Even here after his initial contact, there’s little to stop the ball hitting the ground. Somehow he maintains a grip on the ball and manages to reel it in.
Here it is at full extension, to do the catch justice.
Absolutely astonishing catch. Nothing more to say.
Play #5 – 2010 Wildcard Game – Jets @ Colts.
Examining these plays has been a joy to do (SBXLIV aside), primarily because watching Peyton Manning after the year we’ve had is a treat for the eyes. The following play is no exception, and further displays the connection that Manning forges with his receivers, if he decides they’re good enough to be successful.
The Colts are running a different formation – 2WR, 2TE, 1RB. This is due to the injuries sustained throughout the year, with Austin Collie and Dallas Clark unavailable for the game. Pierre Garcon is running a deep-route across the middle of the field to try and challenge the blitz-heavy Jets.
At the play-fake, all seems well. The Jets LBs hang back to deal with the potential threat, and the pass protectors have avoided any great lapses.
The pocket holds up adequately despite pressure from the RT area, a familiar phenomenon in the past few years with Ryan Diem at the spot. Peyton steps into the throw and puts everything into it.
Brodney Pool diagnoses the danger when it is too late and tries to shift from base position, as his over-the-top coverage has been rolled to Reggie Wayne on the left side of the offense.
Manning segments Antonio Cromartie and Pool beautifully. Again, as with his cousin, Cromartie is one of the fastest players in the league. Garcon’s ability to outrun him when in off-coverage speaks volumes.
Touchdown, advantage Colts.
We can track Garcon’s route from the aerial view, with Cromartie circled in red and Pool in black.

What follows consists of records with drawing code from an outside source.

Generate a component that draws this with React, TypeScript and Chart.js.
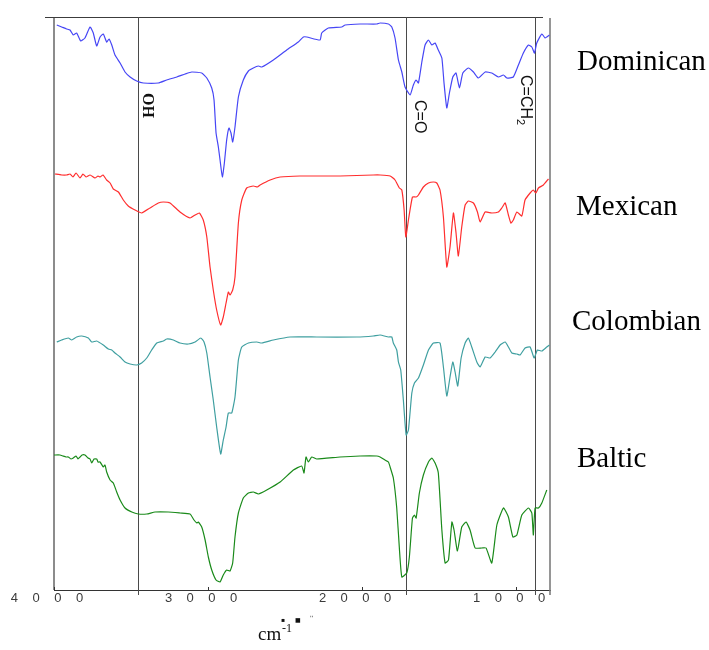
import { useEffect, useRef } from 'react';
import { Chart, registerables } from 'chart.js';

Chart.register(...registerables);

// ---- axis / annotation data ----
const xTicks = [4000, 3000, 2000, 1000];
const xTickLabels = ['4 0 0 0', '3 0 0 0', '2 0 0 0', '1 0 0 0'];
const xMin = 780;
const xMax = 4000;
const yMax = 573;

const markerWave = [3455, 1714, 877];
const markerLabels = ['OH', 'C=O', 'C=CH'];
const markerSubs = ['', '', '2'];

const seriesNames = ['Dominican', 'Mexican', 'Colombian', 'Baltic'];
const seriesColors = ['#4646f5', '#ff2e2e', '#3f9fa0', '#1a8a1a'];
const seriesLabelLevel = [520, 375, 260, 123];

// ---- spectra (wavenumber cm-1, offset transmittance) ----
const dominican: [number, number][] = [
  [3982, 565], [3950, 563], [3918, 561], [3896, 560], [3875, 555], [3853, 557], [3827, 549], [3799, 552],
  [3766, 563], [3745, 557], [3723, 544], [3701, 553], [3680, 556], [3658, 548], [3643, 551], [3625, 545],
  [3604, 535], [3571, 527], [3539, 518], [3506, 513], [3463, 509], [3420, 507], [3323, 507], [3268, 510],
  [3203, 513], [3149, 516], [3106, 518], [3041, 517], [3008, 512], [2976, 502], [2961, 490], [2948, 457],
  [2933, 443], [2922, 430], [2907, 413], [2894, 427], [2879, 450], [2864, 462], [2851, 457], [2840, 448],
  [2825, 463], [2803, 493], [2771, 510], [2738, 519], [2706, 522], [2673, 524], [2651, 523], [2576, 530],
  [2489, 540], [2414, 548], [2381, 553], [2359, 553], [2273, 550], [2262, 557], [2219, 562], [2132, 563],
  [2110, 565], [2013, 566], [1905, 566], [1883, 567], [1829, 566], [1807, 563], [1786, 552], [1764, 530],
  [1742, 518], [1721, 503], [1688, 495], [1667, 505], [1649, 510], [1634, 507], [1612, 528], [1591, 545],
  [1569, 550], [1547, 545], [1526, 547], [1505, 540], [1482, 532], [1468, 507], [1450, 482], [1433, 497],
  [1411, 513], [1390, 517], [1368, 502], [1346, 517], [1310, 522], [1277, 518], [1245, 512], [1201, 518],
  [1158, 517], [1115, 513], [1082, 515], [1060, 512], [1018, 513], [985, 525], [953, 537], [920, 545],
  [898, 543], [881, 537], [866, 547], [833, 556], [812, 552], [801, 553], [784, 555],
];

const mexican: [number, number][] = [
  [3994, 416], [3950, 415], [3918, 415], [3896, 416], [3877, 413], [3857, 417], [3831, 412], [3812, 416],
  [3792, 413], [3766, 415], [3734, 412], [3714, 414], [3701, 413], [3682, 415], [3658, 410], [3636, 407],
  [3615, 401], [3582, 398], [3550, 390], [3518, 384], [3474, 380], [3431, 377], [3377, 382], [3323, 387],
  [3290, 388], [3247, 387], [3182, 378], [3117, 372], [3084, 375], [3056, 377], [3031, 370], [3008, 353],
  [2987, 323], [2966, 300], [2944, 280], [2918, 265], [2901, 273], [2883, 287], [2868, 298], [2857, 295],
  [2840, 300], [2825, 313], [2803, 367], [2781, 390], [2749, 402], [2706, 404], [2680, 403], [2662, 405],
  [2597, 410], [2532, 413], [2403, 414], [2143, 414], [1927, 415], [1883, 415], [1818, 414], [1786, 410],
  [1758, 402], [1742, 400], [1727, 380], [1716, 353], [1699, 370], [1673, 393], [1649, 393], [1634, 395],
  [1602, 403], [1569, 407], [1537, 408], [1515, 407], [1494, 400], [1472, 373], [1450, 323], [1429, 343],
  [1407, 377], [1390, 357], [1375, 334], [1353, 363], [1331, 385], [1310, 389], [1277, 387], [1251, 378],
  [1234, 368], [1201, 378], [1158, 377], [1115, 378], [1093, 382], [1071, 387], [1050, 375], [1034, 367],
  [1018, 370], [995, 378], [963, 374], [942, 390], [909, 397], [888, 400], [872, 397], [855, 402],
  [823, 405], [790, 411],
];

const colombian: [number, number][] = [
  [3982, 248], [3950, 250], [3907, 252], [3885, 250], [3853, 253], [3820, 254], [3777, 252], [3755, 248],
  [3723, 249], [3680, 245], [3647, 241], [3625, 240], [3604, 237], [3571, 233], [3539, 228], [3506, 226],
  [3463, 225], [3431, 227], [3398, 232], [3366, 240], [3333, 247], [3290, 249], [3268, 251], [3225, 250],
  [3182, 247], [3128, 246], [3084, 248], [3047, 252], [3026, 248], [3008, 237], [2987, 213], [2966, 190],
  [2944, 163], [2918, 136], [2901, 150], [2883, 163], [2868, 177], [2846, 177], [2825, 193], [2803, 230],
  [2781, 243], [2738, 247], [2684, 248], [2651, 247], [2576, 250], [2468, 253], [2294, 253], [2034, 253],
  [1927, 254], [1883, 255], [1829, 253], [1807, 253], [1797, 247], [1775, 240], [1764, 228], [1749, 220],
  [1732, 190], [1714, 155], [1699, 160], [1677, 197], [1660, 207], [1634, 212], [1602, 225], [1569, 240],
  [1537, 247], [1494, 247], [1472, 223], [1450, 194], [1429, 213], [1411, 228], [1396, 218], [1379, 204],
  [1357, 232], [1331, 247], [1310, 252], [1288, 243], [1255, 228], [1234, 223], [1201, 233], [1169, 232],
  [1136, 238], [1104, 245], [1071, 248], [1050, 243], [1028, 237], [995, 236], [974, 235], [942, 242],
  [909, 243], [883, 232], [862, 240], [833, 239], [801, 243], [784, 245],
];

const baltic: [number, number][] = [
  [4000, 135], [3961, 135], [3942, 134], [3922, 133], [3907, 133], [3890, 131], [3875, 132], [3857, 134],
  [3844, 131], [3831, 133], [3818, 135], [3799, 135], [3779, 132], [3766, 131], [3755, 127], [3740, 131],
  [3723, 131], [3714, 128], [3701, 128], [3680, 123], [3669, 125], [3658, 118], [3636, 110], [3615, 107],
  [3593, 98], [3571, 90], [3539, 82], [3495, 78], [3453, 76], [3398, 76], [3344, 78], [3258, 78],
  [3182, 77], [3117, 76], [3091, 70], [3073, 67], [3063, 68], [3041, 63], [3019, 50], [2998, 33],
  [2976, 20], [2948, 10], [2922, 8], [2901, 15], [2879, 20], [2857, 19], [2840, 27], [2825, 53],
  [2803, 77], [2771, 92], [2738, 97], [2706, 98], [2673, 96], [2619, 100], [2532, 108], [2446, 120],
  [2392, 124], [2377, 117], [2364, 133], [2349, 128], [2327, 133], [2294, 131], [2143, 133], [2013, 134],
  [1905, 134], [1883, 133], [1851, 130], [1829, 128], [1818, 123], [1797, 112], [1775, 82], [1758, 42],
  [1742, 13], [1710, 17], [1693, 33], [1673, 72], [1660, 75], [1649, 72], [1628, 97], [1602, 115],
  [1569, 128], [1547, 132], [1526, 127], [1505, 117], [1482, 60], [1461, 27], [1439, 30], [1417, 68],
  [1403, 60], [1381, 39], [1353, 63], [1325, 68], [1299, 60], [1266, 42], [1222, 42], [1195, 42],
  [1158, 27], [1125, 65], [1082, 82], [1050, 73], [1021, 53], [995, 55], [963, 75], [920, 82],
  [898, 77], [888, 55], [877, 82], [855, 82], [833, 87], [801, 100],
];

const allSeries = [dominican, mexican, colombian, baltic];

function strokeLine(ctx: CanvasRenderingContext2D, x1: number, y1: number, x2: number, y2: number) {
  ctx.beginPath();
  ctx.moveTo(x1, y1);
  ctx.lineTo(x2, y2);
  ctx.stroke();
}

const overlayPlugin = {
  id: 'irOverlay',
  beforeDatasetsDraw(chart: any) {
    const { ctx, chartArea: ca, scales } = chart;
    const x = scales.x;
    ctx.save();
    // left frame (grey)
    ctx.strokeStyle = '#8c8c8c';
    ctx.lineWidth = 2;
    strokeLine(ctx, ca.left, ca.top, ca.left, ca.bottom);
    // right frame (grey)
    ctx.strokeStyle = '#7c7c7c';
    ctx.lineWidth = 1.6;
    strokeLine(ctx, ca.right, ca.top + 1, ca.right, ca.bottom + 5);
    // top line
    ctx.strokeStyle = '#3c3c3c';
    ctx.lineWidth = 1;
    strokeLine(ctx, ca.left - 9, ca.top + 0.5, ca.right - 7, ca.top + 0.5);
    // marker lines
    ctx.strokeStyle = '#4a4a4a';
    ctx.lineWidth = 1;
    markerWave.forEach((w) => {
      const px = Math.round(x.getPixelForValue(w)) + 0.5;
      strokeLine(ctx, px, ca.top, px, ca.bottom + 5);
    });
    // inward tick marks
    ctx.strokeStyle = '#333';
    xTicks.forEach((w) => {
      const px = Math.round(x.getPixelForValue(w)) + 0.5;
      strokeLine(ctx, px, ca.bottom, px, ca.bottom - 3);
    });
    ctx.restore();
  },
  afterDraw(chart: any) {
    const { ctx, chartArea: ca, scales } = chart;
    const x = scales.x;
    const y = scales.y;
    ctx.save();
    ctx.fillStyle = '#111';
    // marker annotations (rotated clockwise)
    const annot = [
      { font: 'bold 16px "Liberation Serif"', dx: 5, top: 93 },
      { font: '16px "Liberation Sans"', dx: 9, top: 100 },
      { font: '16px "Liberation Sans"', dx: -14, top: 75 },
    ];
    markerWave.forEach((w, i) => {
      const px = x.getPixelForValue(w);
      const a = annot[i];
      ctx.save();
      ctx.translate(px + a.dx, a.top);
      ctx.rotate(Math.PI / 2);
      ctx.font = a.font;
      ctx.textAlign = 'left';
      ctx.textBaseline = 'alphabetic';
      ctx.fillText(markerLabels[i], 0, 0);
      if (markerSubs[i]) {
        const wdt = ctx.measureText(markerLabels[i]).width;
        ctx.font = '11px "Liberation Sans"';
        ctx.fillText(markerSubs[i], wdt, 4);
      }
      ctx.restore();
    });
    // series names
    const nameDx = [27, 26, 22, 27];
    ctx.font = '29px "Liberation Serif"';
    ctx.textAlign = 'left';
    ctx.textBaseline = 'alphabetic';
    ctx.fillStyle = '#000';
    seriesNames.forEach((n, i) => {
      ctx.fillText(n, ca.right + nameDx[i], y.getPixelForValue(seriesLabelLevel[i]));
    });
    // axis unit
    ctx.fillStyle = '#111';
    ctx.font = '19px "Liberation Serif"';
    ctx.fillText('cm', ca.left + 204, ca.bottom + 50);
    ctx.font = '12px "Liberation Serif"';
    ctx.fillText('-1', ca.left + 228, ca.bottom + 42);
    // small garbled glyph marks above the unit
    ctx.font = '6px "DejaVu Sans"';
    ctx.textBaseline = 'middle';
    ctx.fillText('\u25AA', ca.left + 227, ca.bottom + 30);
    ctx.fillText('\u25A0', ca.left + 241, ca.bottom + 30);
    ctx.font = '6px "DejaVu Sans"';
    ctx.fillText("''", ca.left + 256, ca.bottom + 28);
    ctx.restore();
  },
};

export default function App() {
  const canvasRef = useRef<HTMLCanvasElement | null>(null);

  useEffect(() => {
    if (!canvasRef.current) return;
    const chart = new Chart(canvasRef.current, {
      type: 'line',
      data: {
        datasets: allSeries.map((s, i) => ({
          label: seriesNames[i],
          data: s.map(([w, v]) => ({ x: w, y: v })),
          borderColor: seriesColors[i],
          borderWidth: 1.2,
          pointRadius: 0,
          tension: 0.15,
          fill: false,
        })),
      },
      options: {
        responsive: false,
        animation: false,
        events: [],
        layout: { padding: { left: 54, top: 17, right: 159, bottom: 40 } },
        plugins: {
          legend: { display: false },
          tooltip: { enabled: false },
          title: { display: false },
        },
        scales: {
          x: {
            type: 'linear',
            reverse: true,
            min: xMin,
            max: xMax,
            afterBuildTicks: (scale: any) => {
              scale.ticks = xTicks.map((v) => ({ value: v }));
            },
            afterFit: (scale: any) => {
              scale.height = 20;
            },
            grid: { display: false, drawTicks: false },
            border: { display: true, color: '#333', width: 1 },
            ticks: {
              autoSkip: false,
              maxRotation: 0,
              minRotation: 0,
              padding: 1,
              labelOffset: -7,
              color: '#3a3a3a',
              font: { family: '"Liberation Sans"', size: 13 },
              callback: (value: any) => {
                const i = xTicks.indexOf(Number(value));
                return i >= 0 ? xTickLabels[i].split(' ').join('    ') : '';
              },
            },
          },
          y: {
            type: 'linear',
            display: false,
            min: 0,
            max: yMax,
          },
        },
      },
      plugins: [overlayPlugin],
    });
    return () => chart.destroy();
  }, []);

  return (
    <div style={{ position: 'absolute', left: 0, top: 0, width: 709, height: 650, background: '#fff' }}>
      <canvas ref={canvasRef} width={709} height={650} style={{ display: 'block' }} />
    </div>
  );
}
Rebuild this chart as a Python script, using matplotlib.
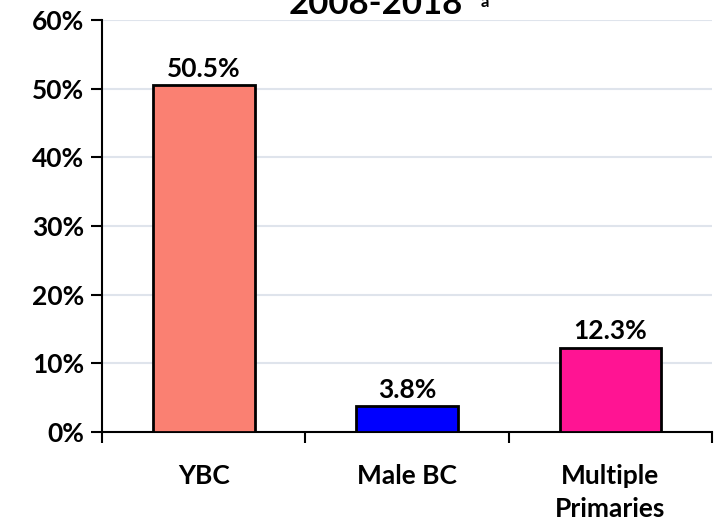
import matplotlib
matplotlib.use("Agg")
import matplotlib.pyplot as plt
from matplotlib.ticker import FixedLocator

categories = ["YBC", "Male BC", "Multiple\nPrimaries"]
values = [50.5, 3.8, 12.3]
colors = ["#FA8072", "#0000FF", "#FF1493"]
yticks = [0, 10, 20, 30, 40, 50, 60]

plt.rcParams['font.family'] = ['Lato', 'DejaVu Sans']
plt.rcParams['font.weight'] = 'bold'

fig = plt.figure(figsize=(7.17, 5.22), dpi=100)
ax = fig.add_axes([102/717, 1-432/522, 610/717, 412/522])

x = list(range(len(categories)))
bars = ax.bar(x, values, width=0.5, color=colors, edgecolor='black', linewidth=2, zorder=3)
for xi, v in zip(x, values):
    ax.annotate(f"{v}%", (xi, v), xytext=(0, 3), textcoords='offset points',
                ha='center', va='bottom', fontsize=19, fontweight='bold')

ax.set_xlim(-0.5, 2.5)
ax.set_ylim(0, 60)
ax.set_yticks(yticks)
ax.set_yticklabels([f"{t}%" for t in yticks], fontsize=19, fontweight='bold')
ax.yaxis.grid(True, color='#dfe4ec', linewidth=1.5, zorder=0)
ax.set_axisbelow(True)

ax.xaxis.set_major_locator(FixedLocator([-0.5, 0.5, 1.5, 2.5]))
ax.xaxis.set_minor_locator(FixedLocator(x))
ax.set_xticklabels([], minor=False)
ax.set_xticklabels(categories, minor=True, fontsize=19, fontweight='bold', linespacing=1.45)
ax.tick_params(axis='x', which='major', length=8, width=1.5, direction='out')
ax.tick_params(axis='x', which='minor', length=0, pad=23)
ax.tick_params(axis='y', length=8, width=1.5, direction='out', pad=5)
for lab in ax.get_xticklabels(minor=True):
    lab.set_verticalalignment('top')

for s in ['top', 'right']:
    ax.spines[s].set_visible(False)
for s in ['left', 'bottom']:
    ax.spines[s].set_linewidth(1.5)

fig.text(376/717, 1-14/522, "2008-2018", ha='center', va='baseline',
         fontsize=25, fontweight='bold')
fig.text(481/717, 1-7/522, "a", ha='left', va='baseline', fontsize=12, fontweight='bold')

fig.savefig("out.png", dpi=100)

Garcon, moving from the bunch formation on the line, manages to get inside leverage on Cromartie. As a result, Pool’s positioning on the play becomes absolutely crucial, given his deep centerfield responsibilities. The safe option for Pool is to retreat and move towards Garcon simultaneously, which requires a diagonal retreat.
Pool however moves laterally, ignoring the importance of his depth on the field. As a result, and as Manning has predicted, there is a gap behind him to exploit.
And with perfect placement, Manning drives an early dagger into the Jets and Rex Ryan. Injuries and an inadequate offensive line ultimately cost the Colts the game, but Peyton still showed his ability to diagnose and destroy any coverage scheme, no matter how complex.
Pierre Garcon possesses superior physical attributes, primarily in his acceleration and top speed down the field. He possesses the will and mindset necessary to be an above-average run blocking WR, and he’s always a willing tackler on interception returns and the like, as evidenced by the Ed Reed fumble.
Up until 2011, questions remained about his hands and reliability – particularly considering the end of the 2009 season, in which he dropped a pivotal ball in the Superbowl. However, this year (and without fantastic QB play), he has stepped up and made tough catches in a variety of different situations, and proved his worth as the only WR on the Colts able to consistently manufacture separation in all areas of the field. He doesn’t possess the rapport with Peyton Manning of an Austin Collie or Marvin Harrison type, but Manning has consistently looked to Garcon in playoff situations and put the onus on Garcon to make plays. Whether it’s Peyton Manning or Andrew Luck under center, he must be re-signed.
I’d expect his demands to be in the $6m-$7m a year range, and I’d be happy for the Colts to sign him if that is the case. A 4 year, $25m deal is something I’d consider to be reasonable for both sides.
That’s enough from me though, what do you guys think?